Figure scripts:
= = =

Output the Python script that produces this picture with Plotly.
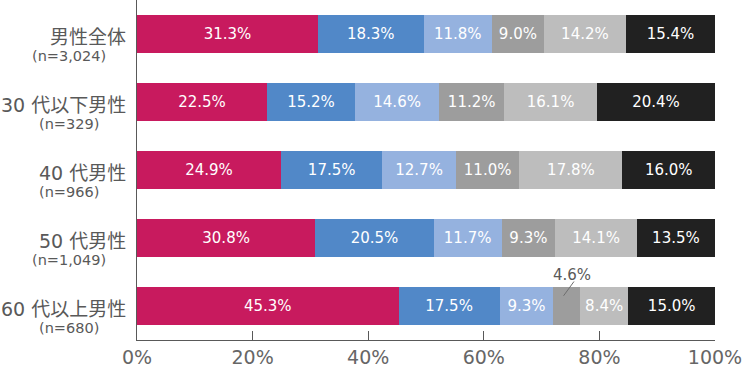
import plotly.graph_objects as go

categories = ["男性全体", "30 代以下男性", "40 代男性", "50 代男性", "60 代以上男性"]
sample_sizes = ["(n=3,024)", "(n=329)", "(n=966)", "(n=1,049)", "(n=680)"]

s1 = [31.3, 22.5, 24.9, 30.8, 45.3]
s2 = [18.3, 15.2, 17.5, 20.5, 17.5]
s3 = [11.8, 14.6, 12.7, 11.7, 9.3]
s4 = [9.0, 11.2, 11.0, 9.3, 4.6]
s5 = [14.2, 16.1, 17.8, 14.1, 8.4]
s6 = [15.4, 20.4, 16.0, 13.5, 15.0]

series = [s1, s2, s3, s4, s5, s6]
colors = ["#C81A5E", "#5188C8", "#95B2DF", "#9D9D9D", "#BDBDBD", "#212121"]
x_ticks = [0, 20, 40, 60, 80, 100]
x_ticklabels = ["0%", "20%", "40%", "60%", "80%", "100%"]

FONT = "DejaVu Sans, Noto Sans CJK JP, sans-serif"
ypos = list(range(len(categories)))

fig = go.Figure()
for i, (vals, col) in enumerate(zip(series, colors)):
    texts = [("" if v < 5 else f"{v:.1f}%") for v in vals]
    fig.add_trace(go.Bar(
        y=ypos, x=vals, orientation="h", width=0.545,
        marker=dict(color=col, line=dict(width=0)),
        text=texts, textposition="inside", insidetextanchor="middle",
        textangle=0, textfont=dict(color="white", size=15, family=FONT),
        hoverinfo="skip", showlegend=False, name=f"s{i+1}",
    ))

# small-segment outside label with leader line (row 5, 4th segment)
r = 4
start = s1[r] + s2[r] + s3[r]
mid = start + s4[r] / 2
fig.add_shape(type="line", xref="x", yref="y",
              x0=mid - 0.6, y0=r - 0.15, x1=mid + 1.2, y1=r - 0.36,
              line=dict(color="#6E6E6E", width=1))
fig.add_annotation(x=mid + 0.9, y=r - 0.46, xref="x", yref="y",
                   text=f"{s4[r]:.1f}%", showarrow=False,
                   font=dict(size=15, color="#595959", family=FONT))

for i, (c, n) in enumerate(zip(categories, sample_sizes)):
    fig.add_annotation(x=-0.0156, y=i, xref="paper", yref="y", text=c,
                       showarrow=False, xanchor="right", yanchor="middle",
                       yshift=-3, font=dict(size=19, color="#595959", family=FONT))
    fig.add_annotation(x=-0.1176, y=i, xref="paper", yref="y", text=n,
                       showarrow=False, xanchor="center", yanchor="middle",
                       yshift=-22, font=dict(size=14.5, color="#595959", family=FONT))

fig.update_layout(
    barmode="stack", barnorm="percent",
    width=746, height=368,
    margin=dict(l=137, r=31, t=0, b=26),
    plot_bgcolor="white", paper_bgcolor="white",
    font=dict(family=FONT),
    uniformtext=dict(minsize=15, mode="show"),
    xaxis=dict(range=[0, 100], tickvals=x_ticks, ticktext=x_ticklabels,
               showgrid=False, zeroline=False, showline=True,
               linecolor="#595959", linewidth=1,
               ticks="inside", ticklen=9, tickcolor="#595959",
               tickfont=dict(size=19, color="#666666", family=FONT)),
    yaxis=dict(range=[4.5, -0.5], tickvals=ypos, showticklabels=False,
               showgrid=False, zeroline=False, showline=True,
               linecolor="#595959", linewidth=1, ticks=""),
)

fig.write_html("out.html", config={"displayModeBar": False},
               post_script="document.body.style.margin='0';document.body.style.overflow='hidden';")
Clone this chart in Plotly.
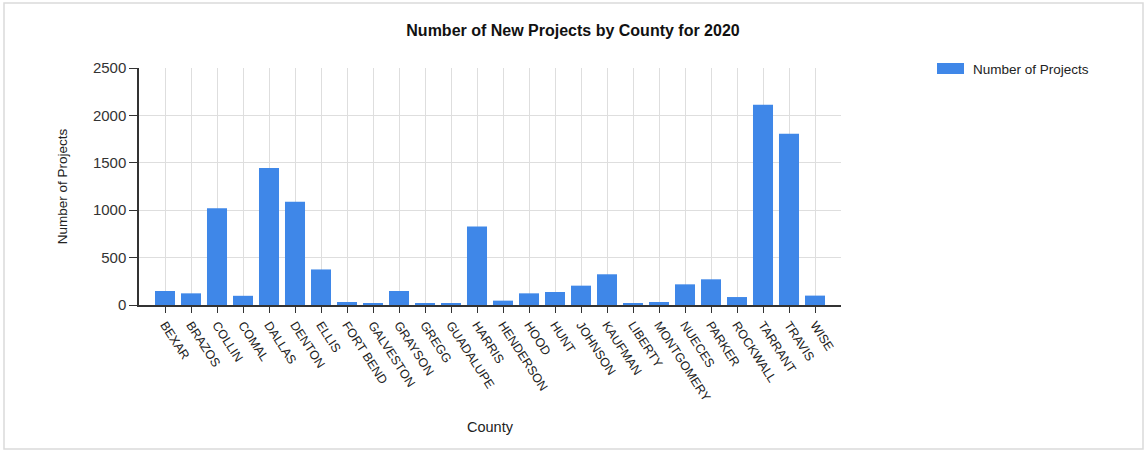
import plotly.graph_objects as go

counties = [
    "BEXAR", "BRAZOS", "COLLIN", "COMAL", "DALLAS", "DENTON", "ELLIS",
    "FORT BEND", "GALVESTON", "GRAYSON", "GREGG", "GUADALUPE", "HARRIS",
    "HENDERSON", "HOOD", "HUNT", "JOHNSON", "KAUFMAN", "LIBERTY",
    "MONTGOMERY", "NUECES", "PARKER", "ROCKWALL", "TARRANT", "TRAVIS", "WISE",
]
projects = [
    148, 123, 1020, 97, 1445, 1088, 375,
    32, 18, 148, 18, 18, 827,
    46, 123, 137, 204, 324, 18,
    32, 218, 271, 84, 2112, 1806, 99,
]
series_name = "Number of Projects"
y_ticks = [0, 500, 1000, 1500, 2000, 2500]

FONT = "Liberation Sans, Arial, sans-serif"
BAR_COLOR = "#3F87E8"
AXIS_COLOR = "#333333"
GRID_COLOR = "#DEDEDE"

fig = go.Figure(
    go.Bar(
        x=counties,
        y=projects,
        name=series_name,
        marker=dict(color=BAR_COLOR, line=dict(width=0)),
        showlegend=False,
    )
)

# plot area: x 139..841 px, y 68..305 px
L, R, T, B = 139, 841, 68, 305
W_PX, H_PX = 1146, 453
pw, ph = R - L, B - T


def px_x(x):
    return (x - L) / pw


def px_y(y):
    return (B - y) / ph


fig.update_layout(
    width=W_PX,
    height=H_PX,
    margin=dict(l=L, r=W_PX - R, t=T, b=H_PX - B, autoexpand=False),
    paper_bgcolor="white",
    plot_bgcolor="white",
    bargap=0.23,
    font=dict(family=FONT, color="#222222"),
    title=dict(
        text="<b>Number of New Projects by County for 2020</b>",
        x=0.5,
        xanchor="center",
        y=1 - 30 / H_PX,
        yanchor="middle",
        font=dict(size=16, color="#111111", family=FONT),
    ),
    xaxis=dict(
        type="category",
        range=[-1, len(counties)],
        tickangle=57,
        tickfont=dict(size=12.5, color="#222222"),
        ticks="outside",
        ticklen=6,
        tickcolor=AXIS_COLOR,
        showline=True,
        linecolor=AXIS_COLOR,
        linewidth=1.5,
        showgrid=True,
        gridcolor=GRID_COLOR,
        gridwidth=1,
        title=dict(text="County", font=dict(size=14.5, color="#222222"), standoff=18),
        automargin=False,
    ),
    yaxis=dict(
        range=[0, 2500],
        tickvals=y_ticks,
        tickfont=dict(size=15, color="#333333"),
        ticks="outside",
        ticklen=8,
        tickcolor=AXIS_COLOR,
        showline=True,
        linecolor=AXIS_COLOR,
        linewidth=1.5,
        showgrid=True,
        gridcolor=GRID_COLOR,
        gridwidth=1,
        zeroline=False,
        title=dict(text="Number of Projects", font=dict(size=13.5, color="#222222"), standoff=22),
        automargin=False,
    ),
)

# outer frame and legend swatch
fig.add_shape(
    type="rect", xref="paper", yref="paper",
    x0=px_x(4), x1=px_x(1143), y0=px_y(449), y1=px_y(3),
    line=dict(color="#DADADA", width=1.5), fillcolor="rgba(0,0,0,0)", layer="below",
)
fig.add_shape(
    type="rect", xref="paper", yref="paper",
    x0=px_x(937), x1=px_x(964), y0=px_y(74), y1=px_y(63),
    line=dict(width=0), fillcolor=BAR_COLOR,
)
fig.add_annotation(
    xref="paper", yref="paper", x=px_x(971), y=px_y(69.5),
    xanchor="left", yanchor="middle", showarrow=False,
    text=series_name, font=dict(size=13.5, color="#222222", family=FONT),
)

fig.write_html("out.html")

= = =

All of the material above is to be copied exactly, except for its images.

(Response)
Output the Python script that produces this picture with Plotly.
import plotly.graph_objects as go

categories = ["男性全体", "30 代以下男性", "40 代男性", "50 代男性", "60 代以上男性"]
sample_sizes = ["(n=3,024)", "(n=329)", "(n=966)", "(n=1,049)", "(n=680)"]

s1 = [31.3, 22.5, 24.9, 30.8, 45.3]
s2 = [18.3, 15.2, 17.5, 20.5, 17.5]
s3 = [11.8, 14.6, 12.7, 11.7, 9.3]
s4 = [9.0, 11.2, 11.0, 9.3, 4.6]
s5 = [14.2, 16.1, 17.8, 14.1, 8.4]
s6 = [15.4, 20.4, 16.0, 13.5, 15.0]

series = [s1, s2, s3, s4, s5, s6]
colors = ["#C81A5E", "#5188C8", "#95B2DF", "#9D9D9D", "#BDBDBD", "#212121"]
x_ticks = [0, 20, 40, 60, 80, 100]
x_ticklabels = ["0%", "20%", "40%", "60%", "80%", "100%"]

FONT = "DejaVu Sans, Noto Sans CJK JP, sans-serif"
ypos = list(range(len(categories)))

fig = go.Figure()
for i, (vals, col) in enumerate(zip(series, colors)):
    texts = [("" if v < 5 else f"{v:.1f}%") for v in vals]
    fig.add_trace(go.Bar(
        y=ypos, x=vals, orientation="h", width=0.545,
        marker=dict(color=col, line=dict(width=0)),
        text=texts, textposition="inside", insidetextanchor="middle",
        textangle=0, textfont=dict(color="white", size=15, family=FONT),
        hoverinfo="skip", showlegend=False, name=f"s{i+1}",
    ))

# small-segment outside label with leader line (row 5, 4th segment)
r = 4
start = s1[r] + s2[r] + s3[r]
mid = start + s4[r] / 2
fig.add_shape(type="line", xref="x", yref="y",
              x0=mid - 0.6, y0=r - 0.15, x1=mid + 1.2, y1=r - 0.36,
              line=dict(color="#6E6E6E", width=1))
fig.add_annotation(x=mid + 0.9, y=r - 0.46, xref="x", yref="y",
                   text=f"{s4[r]:.1f}%", showarrow=False,
                   font=dict(size=15, color="#595959", family=FONT))

for i, (c, n) in enumerate(zip(categories, sample_sizes)):
    fig.add_annotation(x=-0.0156, y=i, xref="paper", yref="y", text=c,
                       showarrow=False, xanchor="right", yanchor="middle",
                       yshift=-3, font=dict(size=19, color="#595959", family=FONT))
    fig.add_annotation(x=-0.1176, y=i, xref="paper", yref="y", text=n,
                       showarrow=False, xanchor="center", yanchor="middle",
                       yshift=-22, font=dict(size=14.5, color="#595959", family=FONT))

fig.update_layout(
    barmode="stack", barnorm="percent",
    width=746, height=368,
    margin=dict(l=137, r=31, t=0, b=26),
    plot_bgcolor="white", paper_bgcolor="white",
    font=dict(family=FONT),
    uniformtext=dict(minsize=15, mode="show"),
    xaxis=dict(range=[0, 100], tickvals=x_ticks, ticktext=x_ticklabels,
               showgrid=False, zeroline=False, showline=True,
               linecolor="#595959", linewidth=1,
               ticks="inside", ticklen=9, tickcolor="#595959",
               tickfont=dict(size=19, color="#666666", family=FONT)),
    yaxis=dict(range=[4.5, -0.5], tickvals=ypos, showticklabels=False,
               showgrid=False, zeroline=False, showline=True,
               linecolor="#595959", linewidth=1, ticks=""),
)

fig.write_html("out.html", config={"displayModeBar": False},
               post_script="document.body.style.margin='0';document.body.style.overflow='hidden';")
Clone this chart in Plotly.
import plotly.graph_objects as go

counties = [
    "BEXAR", "BRAZOS", "COLLIN", "COMAL", "DALLAS", "DENTON", "ELLIS",
    "FORT BEND", "GALVESTON", "GRAYSON", "GREGG", "GUADALUPE", "HARRIS",
    "HENDERSON", "HOOD", "HUNT", "JOHNSON", "KAUFMAN", "LIBERTY",
    "MONTGOMERY", "NUECES", "PARKER", "ROCKWALL", "TARRANT", "TRAVIS", "WISE",
]
projects = [
    148, 123, 1020, 97, 1445, 1088, 375,
    32, 18, 148, 18, 18, 827,
    46, 123, 137, 204, 324, 18,
    32, 218, 271, 84, 2112, 1806, 99,
]
series_name = "Number of Projects"
y_ticks = [0, 500, 1000, 1500, 2000, 2500]

FONT = "Liberation Sans, Arial, sans-serif"
BAR_COLOR = "#3F87E8"
AXIS_COLOR = "#333333"
GRID_COLOR = "#DEDEDE"

fig = go.Figure(
    go.Bar(
        x=counties,
        y=projects,
        name=series_name,
        marker=dict(color=BAR_COLOR, line=dict(width=0)),
        showlegend=False,
    )
)

# plot area: x 139..841 px, y 68..305 px
L, R, T, B = 139, 841, 68, 305
W_PX, H_PX = 1146, 453
pw, ph = R - L, B - T


def px_x(x):
    return (x - L) / pw


def px_y(y):
    return (B - y) / ph


fig.update_layout(
    width=W_PX,
    height=H_PX,
    margin=dict(l=L, r=W_PX - R, t=T, b=H_PX - B, autoexpand=False),
    paper_bgcolor="white",
    plot_bgcolor="white",
    bargap=0.23,
    font=dict(family=FONT, color="#222222"),
    title=dict(
        text="<b>Number of New Projects by County for 2020</b>",
        x=0.5,
        xanchor="center",
        y=1 - 30 / H_PX,
        yanchor="middle",
        font=dict(size=16, color="#111111", family=FONT),
    ),
    xaxis=dict(
        type="category",
        range=[-1, len(counties)],
        tickangle=57,
        tickfont=dict(size=12.5, color="#222222"),
        ticks="outside",
        ticklen=6,
        tickcolor=AXIS_COLOR,
        showline=True,
        linecolor=AXIS_COLOR,
        linewidth=1.5,
        showgrid=True,
        gridcolor=GRID_COLOR,
        gridwidth=1,
        title=dict(text="County", font=dict(size=14.5, color="#222222"), standoff=18),
        automargin=False,
    ),
    yaxis=dict(
        range=[0, 2500],
        tickvals=y_ticks,
        tickfont=dict(size=15, color="#333333"),
        ticks="outside",
        ticklen=8,
        tickcolor=AXIS_COLOR,
        showline=True,
        linecolor=AXIS_COLOR,
        linewidth=1.5,
        showgrid=True,
        gridcolor=GRID_COLOR,
        gridwidth=1,
        zeroline=False,
        title=dict(text="Number of Projects", font=dict(size=13.5, color="#222222"), standoff=22),
        automargin=False,
    ),
)

# outer frame and legend swatch
fig.add_shape(
    type="rect", xref="paper", yref="paper",
    x0=px_x(4), x1=px_x(1143), y0=px_y(449), y1=px_y(3),
    line=dict(color="#DADADA", width=1.5), fillcolor="rgba(0,0,0,0)", layer="below",
)
fig.add_shape(
    type="rect", xref="paper", yref="paper",
    x0=px_x(937), x1=px_x(964), y0=px_y(74), y1=px_y(63),
    line=dict(width=0), fillcolor=BAR_COLOR,
)
fig.add_annotation(
    xref="paper", yref="paper", x=px_x(971), y=px_y(69.5),
    xanchor="left", yanchor="middle", showarrow=False,
    text=series_name, font=dict(size=13.5, color="#222222", family=FONT),
)

fig.write_html("out.html")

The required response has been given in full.